US Supreme Court declines case on fetal pain

On Monday, January 13, the Supreme Court declined to hear a lower court ruling abolishing an Arizona law that criminalized abortions at 20 weeks. Recently enacted restrictive abortion laws across a number of states hinge on the fetal pain assertion, an argument that a fetus can feel pain at 20 weeks of gestation. This assertion is highly disputed among scientists, and begs questions about the possibility of defining and quantifying physical pain, a new area of active inquiry for CLBB as we welcome David Borsook, a neuroscientist who studies pain, and Amanda Pustilnik, a legal theorist, to the CLBB faculty. In her 2012 paper “Pain as Fact and Heuristic: How Pain Neuroimaging Illuminates the Moral Dimensions of Law,” Pustilnik discusses the imminent capacity of neuroimaging for rendering pain, and the implications of such a rendering for legal theory and practice.  What follows below is an excerpt from a recent New York Times article discussing the Supreme Court’s decision.

The case concern[s] an Arizona law, enacted in 2012, that prohibits abortions, except in certain medical emergencies, when the fetus reaches 20 weeks gestation, dated from the woman’s last menstrual period. The law’s definition of medical emergency is narrow, encompassing conditions requiring an immediate abortion to avert a pregnant woman’s death or a “serious risk of substantial and irreversible impairment of a major bodily function.”

The sponsors of Arizona’s law claimed that fetuses can feel pain at 20 weeks, a prime argument among abortion opponents that has been disputed by major medical groups. The fate of similar bans in Georgia and Idaho is still tied up in legal battles. There is also litigation in states across the country over other abortion restrictions, like requiring doctors who perform abortions to have admitting privileges at hospitals and limiting coverage to abortion procedures in health plans or the use of medications to end pregnancies.

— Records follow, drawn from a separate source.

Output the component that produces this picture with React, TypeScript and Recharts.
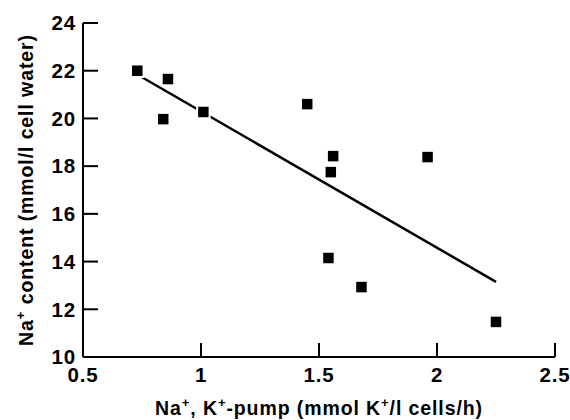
import React from 'react';
import { ScatterChart, Scatter, XAxis, YAxis, Label } from 'recharts';

const pumpRate = [0.73, 0.86, 0.84, 1.01, 1.45, 1.56, 1.55, 1.96, 1.54, 1.68, 2.25];
const naContent = [22.0, 21.65, 19.97, 20.27, 20.6, 18.42, 17.75, 18.38, 14.15, 12.93, 11.47];
const fitX = [0.73, 2.25];
const fitY = [21.84, 13.15];
const xTicks = [0.5, 1, 1.5, 2, 2.5];
const yTicks = [10, 12, 14, 16, 18, 20, 22, 24];

const points = pumpRate.map((x, i) => ({ x, y: naContent[i] }));
const fit = fitX.map((x, i) => ({ x, y: fitY[i] }));

const FONT = '"Liberation Sans", Arial, Helvetica, sans-serif';

const Square = (props: any) => {
  const { cx, cy } = props;
  const s = 12.5;
  return <rect x={cx - s / 2} y={cy - s / 2} width={s} height={s} fill="#000" stroke="#fff" strokeWidth={2} />;
};

const Empty = () => <g />;

const XLabel = (props: any) => {
  const { viewBox } = props;
  const cx = viewBox.x + viewBox.width / 2;
  const y = viewBox.y + 58;
  return (
    <text x={cx} y={y} textAnchor="middle" fontFamily={FONT} fontWeight="bold" fontSize={19.5} letterSpacing={0.9} fill="#000">
      <tspan>Na</tspan>
      <tspan dy={-8} fontSize={13}>+</tspan>
      <tspan dy={8}>, K</tspan>
      <tspan dy={-8} fontSize={13}>+</tspan>
      <tspan dy={8}>-pump (mmol K</tspan>
      <tspan dy={-8} fontSize={13}>+</tspan>
      <tspan dy={8}>/l cells/h)</tspan>
    </text>
  );
};

const YLabel = (props: any) => {
  const { viewBox } = props;
  const x = 33;
  const cy = viewBox.y + viewBox.height / 2;
  return (
    <text x={x} y={cy} textAnchor="middle" transform={`rotate(-90, ${x}, ${cy})`} fontFamily={FONT} fontWeight="bold" fontSize={19.5} letterSpacing={0.9} fill="#000">
      <tspan>Na</tspan>
      <tspan dy={-8} fontSize={13}>+</tspan>
      <tspan dy={8}> content (mmol/l cell water)</tspan>
    </text>
  );
};

export default function App() {
  const tickStyle = { fill: '#000', fontSize: 20.5, fontWeight: 'bold', fontFamily: FONT, letterSpacing: 0.8 };
  return (
    <div style={{ position: 'absolute', left: 0, top: 0, width: 570, height: 420, background: '#fff' }}>
      <ScatterChart width={570} height={420} margin={{ top: 23, right: 15, bottom: 0, left: 0 }}>
        <XAxis
          type="number"
          dataKey="x"
          domain={[0.5, 2.5]}
          ticks={xTicks}
          height={63}
          tickSize={-14}
          tickMargin={24}
          axisLine={{ stroke: '#000', strokeWidth: 2 }}
          tickLine={{ stroke: '#000', strokeWidth: 2 }}
          tick={tickStyle}
          allowDataOverflow
        >
          <Label content={<XLabel />} />
        </XAxis>
        <YAxis
          type="number"
          dataKey="y"
          domain={[10, 24]}
          ticks={yTicks}
          width={83}
          tickSize={-15}
          tickMargin={22}
          axisLine={{ stroke: '#000', strokeWidth: 2 }}
          tickLine={{ stroke: '#000', strokeWidth: 2 }}
          tick={tickStyle}
          allowDataOverflow
        >
          <Label content={<YLabel />} />
        </YAxis>
        <Scatter data={fit} line={{ stroke: '#000', strokeWidth: 2.5 }} shape={<Empty />} isAnimationActive={false} />
        <Scatter data={points} shape={<Square />} isAnimationActive={false} />
      </ScatterChart>
    </div>
  );
}
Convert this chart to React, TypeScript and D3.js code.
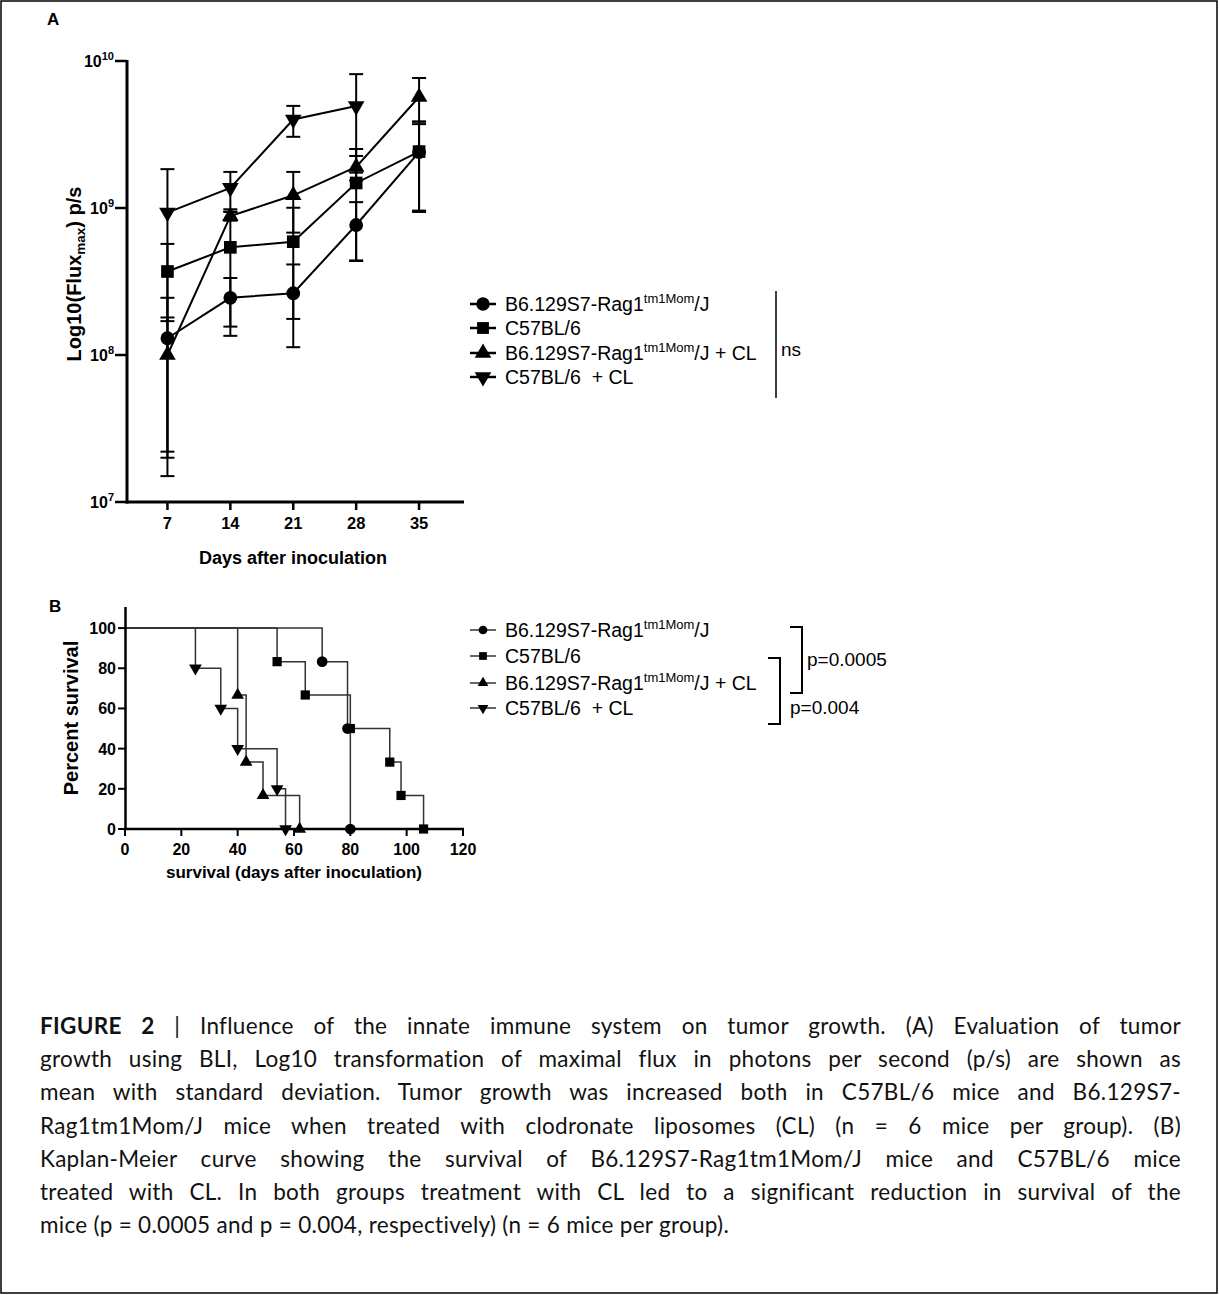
import React, { useLayoutEffect, useRef, useState } from 'react';
import * as d3 from 'd3';

// panel A: tumour growth (mean, SD) per group
const days = [7, 14, 21, 28, 35];
const ragMean = [1.3e8, 2.45e8, 2.63e8, 7.66e8, 2.4e9];
const ragSd = [1.15e8, 0.89e8, 1.5e8, 3.3e8, 1.46e9];
const c57Mean = [3.7e8, 5.4e8, 5.9e8, 1.48e9, 2.42e9];
const c57Sd = [2.0e8, 4.05e8, 4.14e8, 1.04e9, 1.46e9];
const ragClMean = [1.0e8, 8.8e8, 1.22e9, 1.9e9, 5.69e9];
const ragClSd = [0.8e8, 0.6e8, 0.54e9, 0.36e9, 1.97e9];
const c57ClMean = [9.3e8, 1.37e9, 4.0e9, 4.94e9];
const c57ClSd = [9.08e8, 3.9e8, 0.95e9, 3.2e9];
const yTicksA = [1e7, 1e8, 1e9, 1e10];

// panel B: Kaplan-Meier events (day, percent surviving after)
const ragKmDays = [70, 79, 80];
const ragKmSurv = [83.3, 50, 0];
const c57KmDays = [54, 64, 80, 94, 98, 106];
const c57KmSurv = [83.3, 66.7, 50, 33.3, 16.7, 0];
const ragClKmDays = [40, 43, 49, 62];
const ragClKmSurv = [66.7, 33.3, 16.7, 0];
const c57ClKmDays = [25, 34, 40, 54, 57];
const c57ClKmSurv = [80, 60, 40, 20, 0];
const xTicksB = [0, 20, 40, 60, 80, 100, 120];
const yTicksB = [0, 20, 40, 60, 80, 100];

const legendMain = ['B6.129S7-Rag1', 'C57BL/6', 'B6.129S7-Rag1', 'C57BL/6  + CL'];
const legendSup = ['tm1Mom', '', 'tm1Mom', ''];
const legendTail = ['/J', '', '/J + CL', ''];
const shapes = ['circle', 'square', 'up', 'down'];

const captionLines = [
  'Influence of the innate immune system on tumor growth. (A) Evaluation of tumor',
  'growth using BLI, Log10 transformation of maximal flux in photons per second (p/s) are shown as',
  'mean with standard deviation. Tumor growth was increased both in C57BL/6 mice and B6.129S7-',
  'Rag1tm1Mom/J mice when treated with clodronate liposomes (CL) (n = 6 mice per group). (B)',
  'Kaplan-Meier curve showing the survival of B6.129S7-Rag1tm1Mom/J mice and C57BL/6 mice',
  'treated with CL. In both groups treatment with CL led to a significant reduction in survival of the',
  'mice (p = 0.0005 and p = 0.004, respectively) (n = 6 mice per group).',
];

const FONT = '"Liberation Sans", Arial, sans-serif';
const CAP_W = 1141;

function marker(kind: string, size: number) {
  const t = kind === 'circle' ? d3.symbolCircle : kind === 'square' ? d3.symbolSquare : d3.symbolTriangle;
  return d3.symbol(t, size)() as string;
}

function Marker({ kind, x, y, size }: { kind: string; x: number; y: number; size: number }) {
  return (
    <path
      d={marker(kind, size)}
      transform={`translate(${x},${y})${kind === 'down' ? ' rotate(180)' : ''}`}
      fill="#000"
    />
  );
}

function Legend({ rows, lineColor, lineW, sizes }: { rows: number[]; lineColor: string; lineW: number; sizes: number[] }) {
  return (
    <g>
      {rows.map((ly, i) => (
        <g key={i}>
          <line x1={470} x2={496} y1={ly} y2={ly} stroke={lineColor} strokeWidth={lineW} />
          <Marker kind={shapes[i]} x={483} y={ly} size={sizes[i]} />
          <text x={505} y={ly + 6.5} fontSize={19.5} style={{ whiteSpace: 'pre' }}>
            {legendMain[i]}
            {legendSup[i] && <tspan fontSize={13} dy={-8}>{legendSup[i]}</tspan>}
            {legendTail[i] && <tspan dy={legendSup[i] ? 8 : 0}>{legendTail[i]}</tspan>}
          </text>
        </g>
      ))}
    </g>
  );
}

export default function App() {
  const capRef = useRef<SVGGElement>(null);
  const [spacing, setSpacing] = useState<number[]>([]);

  // justify caption lines by word spacing
  useLayoutEffect(() => {
    if (!capRef.current) return;
    const texts = capRef.current.querySelectorAll('text');
    const ws: number[] = [];
    texts.forEach((t, i) => {
      const len = (t as SVGTextElement).getComputedTextLength();
      const full = i === 0 ? 'FIGURE 2 | ' + captionLines[0] : captionLines[i];
      const gaps = full.split(' ').length - 1;
      ws.push(i === captionLines.length - 1 ? 0 : (CAP_W - len) / gaps);
    });
    setSpacing(ws);
  }, []);

  // panel A scales
  const xA = d3.scaleLinear().domain([2.5, 40]).range([127, 464]);
  const yA = d3.scaleLog().domain([1e7, 1e10]).range([502, 61]);

  const growth = [
    { means: ragMean, sds: ragSd },
    { means: c57Mean, sds: c57Sd },
    { means: ragClMean, sds: ragClSd },
    { means: c57ClMean, sds: c57ClSd },
  ];

  const lineA = d3.line<[number, number]>().x(d => xA(d[0])).y(d => yA(d[1]));

  // panel B scales
  const xB = d3.scaleLinear().domain([0, 120]).range([125, 463]);
  const yB = d3.scaleLinear().domain([0, 110]).range([829, 608]);
  const km = [
    { d: ragKmDays, s: ragKmSurv },
    { d: c57KmDays, s: c57KmSurv },
    { d: ragClKmDays, s: ragClKmSurv },
    { d: c57ClKmDays, s: c57ClKmSurv },
  ];
  const stepLine = d3.line<[number, number]>().x(d => xB(d[0])).y(d => yB(d[1])).curve(d3.curveStepAfter);

  return (
    <svg width={1219} height={1295} style={{ position: 'absolute', left: 0, top: 0, background: '#fff' }} fontFamily={FONT}>
      <rect x={0} y={0} width={1219} height={1295} fill="#fff" />
      <rect x={1} y={1} width={1216} height={1292} fill="none" stroke="#000" strokeWidth={1.5} />

      {/* ---------- Panel A ---------- */}
      <text x={47} y={25} fontSize={17} fontWeight="bold">A</text>

      {growth.map((g, gi) => {
        const pts = g.means.map((m, i) => [days[i], m] as [number, number]);
        return (
          <g key={gi}>
            {g.means.map((m, i) => {
              const x = xA(days[i]);
              const hi = m + g.sds[i];
              const loV = m - g.sds[i];
              const lo = loV > 1e7 ? loV : 1e7;
              return (
                <g key={i} stroke="#000" strokeWidth={2}>
                  <line x1={x} x2={x} y1={yA(lo)} y2={yA(hi)} />
                  <line x1={x - 7} x2={x + 7} y1={yA(hi)} y2={yA(hi)} />
                  {loV > 1e7 && <line x1={x - 7} x2={x + 7} y1={yA(lo)} y2={yA(lo)} />}
                </g>
              );
            })}
            <path d={lineA(pts) as string} fill="none" stroke="#000" strokeWidth={2} />
            {pts.map((p, i) => (
              <Marker key={i} kind={shapes[gi]} x={xA(p[0])} y={yA(p[1])} size={shapes[gi] === 'circle' ? 150 : shapes[gi] === 'square' ? 160 : 120} />
            ))}
          </g>
        );
      })}

      {/* axes A */}
      <line x1={127} x2={127} y1={60} y2={503.5} stroke="#000" strokeWidth={3} />
      <line x1={125.5} x2={464} y1={502} y2={502} stroke="#000" strokeWidth={3} />
      {yTicksA.map(t => (
        <g key={t}>
          <line x1={115} x2={127} y1={yA(t)} y2={yA(t)} stroke="#000" strokeWidth={2.5} />
          <text x={114} y={yA(t) + 5.5} textAnchor="end" fontSize={16} fontWeight="bold">
            10<tspan fontSize={11} dy={-6.5}>{Math.round(Math.log10(t))}</tspan>
          </text>
        </g>
      ))}
      {days.map(d => (
        <g key={d}>
          <line x1={xA(d)} x2={xA(d)} y1={502} y2={510} stroke="#000" strokeWidth={2.5} />
          <text x={xA(d)} y={529} textAnchor="middle" fontSize={16.5} fontWeight="bold">{d}</text>
        </g>
      ))}
      <text x={293} y={564} textAnchor="middle" fontSize={18} fontWeight="bold">Days after inoculation</text>
      <text transform="translate(81,274) rotate(-90)" textAnchor="middle" fontSize={20} fontWeight="bold">
        Log10(Flux<tspan fontSize={13.5} dy={4}>max</tspan><tspan dy={-4}>) p/s</tspan>
      </text>

      <Legend rows={[304, 328, 353, 377]} lineColor="#000" lineW={2.5} sizes={[140, 140, 120, 120]} />
      <line x1={776} x2={776} y1={291} y2={398} stroke="#000" strokeWidth={1.5} />
      <text x={781} y={356} fontSize={19}>ns</text>

      {/* ---------- Panel B ---------- */}
      <text x={49} y={612} fontSize={17} fontWeight="bold">B</text>

      {km.map((k, gi) => {
        const pts: [number, number][] = [[0, 100], ...k.d.map((d, i) => [d, k.s[i]] as [number, number])];
        return (
          <g key={gi}>
            <path d={stepLine(pts) as string} fill="none" stroke="#333" strokeWidth={1.5} />
            {k.d.map((d, i) => (
              <Marker key={i} kind={shapes[gi]} x={xB(d)} y={yB(k.s[i])} size={shapes[gi] === 'circle' ? 90 : shapes[gi] === 'square' ? 85 : 70} />
            ))}
          </g>
        );
      })}

      {/* axes B */}
      <line x1={125.5} x2={125.5} y1={607} y2={830} stroke="#000" strokeWidth={2.5} />
      <line x1={124} x2={464} y1={829} y2={829} stroke="#000" strokeWidth={2.5} />
      {yTicksB.map(t => (
        <g key={t}>
          <line x1={118} x2={125} y1={yB(t)} y2={yB(t)} stroke="#000" strokeWidth={2} />
          <text x={116} y={yB(t) + 6} textAnchor="end" fontSize={16} fontWeight="bold">{t}</text>
        </g>
      ))}
      {xTicksB.map(t => (
        <g key={t}>
          <line x1={xB(t)} x2={xB(t)} y1={829} y2={836} stroke="#000" strokeWidth={2} />
          <text x={xB(t)} y={855} textAnchor="middle" fontSize={16} fontWeight="bold">{t}</text>
        </g>
      ))}
      <text x={294} y={878} textAnchor="middle" fontSize={17} fontWeight="bold">survival (days after inoculation)</text>
      <text transform="translate(78,718) rotate(-90)" textAnchor="middle" fontSize={20} fontWeight="bold">Percent survival</text>

      <Legend rows={[630, 656, 683, 708]} lineColor="#333" lineW={1.5} sizes={[60, 60, 50, 50]} />
      <path d="M790,627H802V693H790" fill="none" stroke="#000" strokeWidth={2} />
      <text x={807} y={666} fontSize={19}>p=0.0005</text>
      <path d="M768,658H780V724H768" fill="none" stroke="#000" strokeWidth={2} />
      <text x={790} y={714} fontSize={19}>p=0.004</text>

      {/* ---------- Caption ---------- */}
      <g ref={capRef}>
        {captionLines.map((ln, i) => (
          <text
            key={i}
            x={40}
            y={1034 + i * 33.2}
            fontFamily="Lato, 'Open Sans', sans-serif"
            fontSize={22.5}
            letterSpacing={0.3}
            fill="#111"
            wordSpacing={spacing[i] || 0}
            style={{ whiteSpace: 'pre' }}
          >
            {i === 0 && <tspan fontWeight="bold">FIGURE 2</tspan>}
            {i === 0 ? ' | ' + ln : ln}
          </text>
        ))}
      </g>
    </svg>
  );
}
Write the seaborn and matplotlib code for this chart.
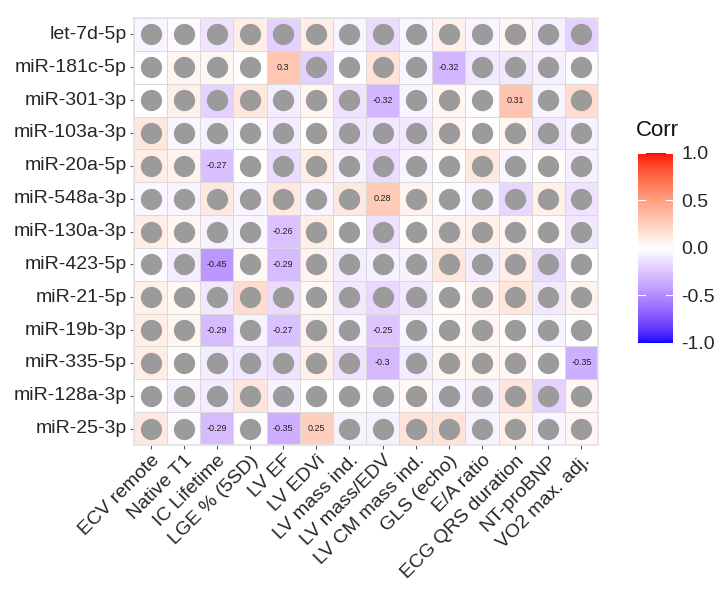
import numpy as np
import pandas as pd
import matplotlib
matplotlib.use("Agg")
import matplotlib.pyplot as plt
import seaborn as sns
from matplotlib.colors import ListedColormap

mirnas = ["let-7d-5p", "miR-181c-5p", "miR-301-3p", "miR-103a-3p", "miR-20a-5p",
          "miR-548a-3p", "miR-130a-3p", "miR-423-5p", "miR-21-5p", "miR-19b-3p",
          "miR-335-5p", "miR-128a-3p", "miR-25-3p"]
variables = ["ECV remote", "Native T1", "IC Lifetime", "LGE % (5SD)", "LV EF", "LV EDVi",
             "LV mass ind.", "LV mass/EDV", "LV CM mass ind.", "GLS (echo)", "E/A ratio",
             "ECG QRS duration", "NT-proBNP", "VO2 max. adj."]

corr_values = [
    [-0.05, -0.02, -0.12, 0.10, -0.20, 0.10, -0.05, -0.15, -0.05, 0.08, -0.05, 0.05, -0.07, -0.20],
    [0.00, 0.06, 0.06, 0.00, 0.30, -0.20, -0.01, 0.15, -0.04, -0.32, -0.10, -0.10, -0.07, -0.03],
    [0.00, 0.08, -0.20, 0.13, -0.08, 0.06, -0.12, -0.32, -0.05, 0.06, -0.02, 0.31, -0.05, 0.18],
    [0.13, -0.04, -0.07, -0.03, -0.08, 0.02, -0.10, -0.10, -0.10, 0.06, 0.01, 0.06, -0.10, -0.06],
    [0.10, 0.07, -0.27, 0.01, -0.15, 0.10, -0.06, -0.15, -0.05, 0.02, 0.12, -0.04, 0.02, -0.07],
    [-0.04, -0.05, 0.12, -0.05, 0.12, -0.05, 0.12, 0.28, 0.07, -0.02, -0.05, -0.17, 0.08, -0.12],
    [0.10, 0.05, -0.06, -0.04, -0.26, 0.10, 0.00, -0.13, 0.03, 0.07, 0.08, 0.06, 0.02, -0.10],
    [-0.03, -0.08, -0.45, 0.04, -0.29, 0.07, -0.08, -0.07, -0.06, 0.13, -0.08, 0.10, -0.15, 0.00],
    [0.08, 0.04, -0.10, 0.18, -0.15, 0.04, -0.10, -0.17, -0.10, 0.03, 0.07, 0.13, -0.10, 0.07],
    [0.10, 0.06, -0.29, -0.06, -0.27, 0.07, -0.04, -0.25, -0.04, 0.03, 0.06, 0.02, -0.05, 0.00],
    [0.10, 0.01, -0.08, -0.10, -0.12, 0.08, -0.12, -0.30, -0.08, 0.06, 0.06, 0.05, 0.01, -0.35],
    [0.00, -0.05, -0.08, 0.14, -0.06, 0.00, 0.00, -0.03, 0.04, -0.05, -0.06, 0.14, -0.20, 0.05],
    [0.12, -0.02, -0.29, 0.01, -0.35, 0.25, -0.06, -0.07, 0.15, 0.15, -0.06, 0.08, -0.04, 0.05],
]

# significant cells (row, col) -> shown as text, others get a grey circle
significant = [(1, 4), (1, 9), (2, 7), (2, 11), (4, 2), (5, 7), (6, 4), (7, 2), (7, 4),
               (9, 2), (9, 4), (9, 7), (10, 7), (10, 13), (12, 2), (12, 4), (12, 5)]

df = pd.DataFrame(corr_values, index=mirnas, columns=variables)


# ---- blue-white-red gradient interpolated in CIELAB (like ggplot2 gradient2) ----
def srgb_to_lab(rgb):
    rgb = np.asarray(rgb, float)
    lin = np.where(rgb <= 0.04045, rgb / 12.92, ((rgb + 0.055) / 1.055) ** 2.4)
    M = np.array([[0.4124, 0.3576, 0.1805], [0.2126, 0.7152, 0.0722], [0.0193, 0.1192, 0.9505]])
    xyz = lin @ M.T / np.array([0.95047, 1.0, 1.08883])
    f = np.where(xyz > 0.008856, np.cbrt(xyz), 7.787 * xyz + 16 / 116)
    return np.stack([116 * f[..., 1] - 16, 500 * (f[..., 0] - f[..., 1]), 200 * (f[..., 1] - f[..., 2])], -1)


def lab_to_srgb(lab):
    L, a, b = lab[..., 0], lab[..., 1], lab[..., 2]
    fy = (L + 16) / 116
    fx = fy + a / 500
    fz = fy - b / 200
    f = np.stack([fx, fy, fz], -1)
    xyz = np.where(f ** 3 > 0.008856, f ** 3, (f - 16 / 116) / 7.787) * np.array([0.95047, 1.0, 1.08883])
    Minv = np.array([[3.2406, -1.5372, -0.4986], [-0.9689, 1.8758, 0.0415], [0.0557, -0.2040, 1.0570]])
    lin = xyz @ Minv.T
    lin = np.clip(lin, 0, 1)
    return np.clip(np.where(lin <= 0.0031308, 12.92 * lin, 1.055 * lin ** (1 / 2.4) - 0.055), 0, 1)


lab_blue = srgb_to_lab([0, 0, 1])
lab_white = srgb_to_lab([1, 1, 1])
lab_red = srgb_to_lab([1, 0, 0])
t = np.linspace(0, 1, 128)[:, None]
lower = lab_blue * (1 - t) + lab_white * t
upper = lab_white * (1 - t) + lab_red * t
cmap = ListedColormap(lab_to_srgb(np.vstack([lower, upper])))

plt.rcParams['font.family'] = ['Liberation Sans', 'DejaVu Sans']

fig = plt.figure(figsize=(7.24, 5.97), dpi=100)
ax = fig.add_axes([134 / 724, 1 - 445 / 597, 464 / 724, 427 / 597])
cax = fig.add_axes([638 / 724, 1 - 343 / 597, 35 / 724, 190 / 597])

sns.heatmap(df, ax=ax, cbar_ax=cax, cmap=cmap, vmin=-1, vmax=1,
            linewidths=0.6, linecolor="#d9d9d9", square=False)

sig_set = set(significant)
xs, ys = [], []
for i in range(len(mirnas)):
    for j in range(len(variables)):
        if (i, j) in sig_set:
            v = corr_values[i][j]
            ax.text(j + 0.5, i + 0.5, f"{v:g}", ha="center", va="center", fontsize=6.5, color="#222222")
        else:
            xs.append(j + 0.5)
            ys.append(i + 0.5)
ax.scatter(xs, ys, s=235, color="#9b9b9b", linewidths=0, zorder=3)

ax.set_xlabel("")
ax.set_ylabel("")
ax.set_xticks(np.arange(len(variables)) + 0.5)
ax.set_xticklabels(variables, rotation=45, ha="right", rotation_mode="anchor", fontsize=14, color="#262626")
ax.set_yticks(np.arange(len(mirnas)) + 0.5)
ax.set_yticklabels(mirnas, rotation=0, fontsize=14, color="#262626")
ax.tick_params(axis="both", length=3, width=0.8, color="#555555", pad=2)
for s in ax.spines.values():
    s.set_visible(True)
    s.set_color("#e3e3e3")
    s.set_linewidth(1.2)

cax.set_yticks([-1, -0.5, 0, 0.5, 1])
cax.set_yticklabels(["-1.0", "-0.5", "0.0", "0.5", "1.0"], fontsize=14, color="#262626")
cax.tick_params(length=0, pad=6)
for v in [-1, -0.5, 0.5, 1]:
    cax.axhline(v, xmin=0, xmax=0.2, color="white", lw=0.8)
    cax.axhline(v, xmin=0.8, xmax=1, color="white", lw=0.8)
for s in cax.spines.values():
    s.set_visible(False)
fig.text(636 / 724, 1 - 130 / 597, "Corr", fontsize=16, ha="left", va="center", color="#111111")

fig.savefig("out.png", dpi=100, facecolor="white")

Arizona is one of 12 states that have tried to ban most abortions at 20 weeks based on the theory of fetal pain, according to the Guttmacher Institute. But the other states have set the threshold at 20 weeks after fertilization, about two weeks later in a pregnancy than Arizona’s cutoff, but still earlier than fetal viability. Such laws have been struck down in Georgia and Idaho but remain in effect in nine states where they have not been challenged in court.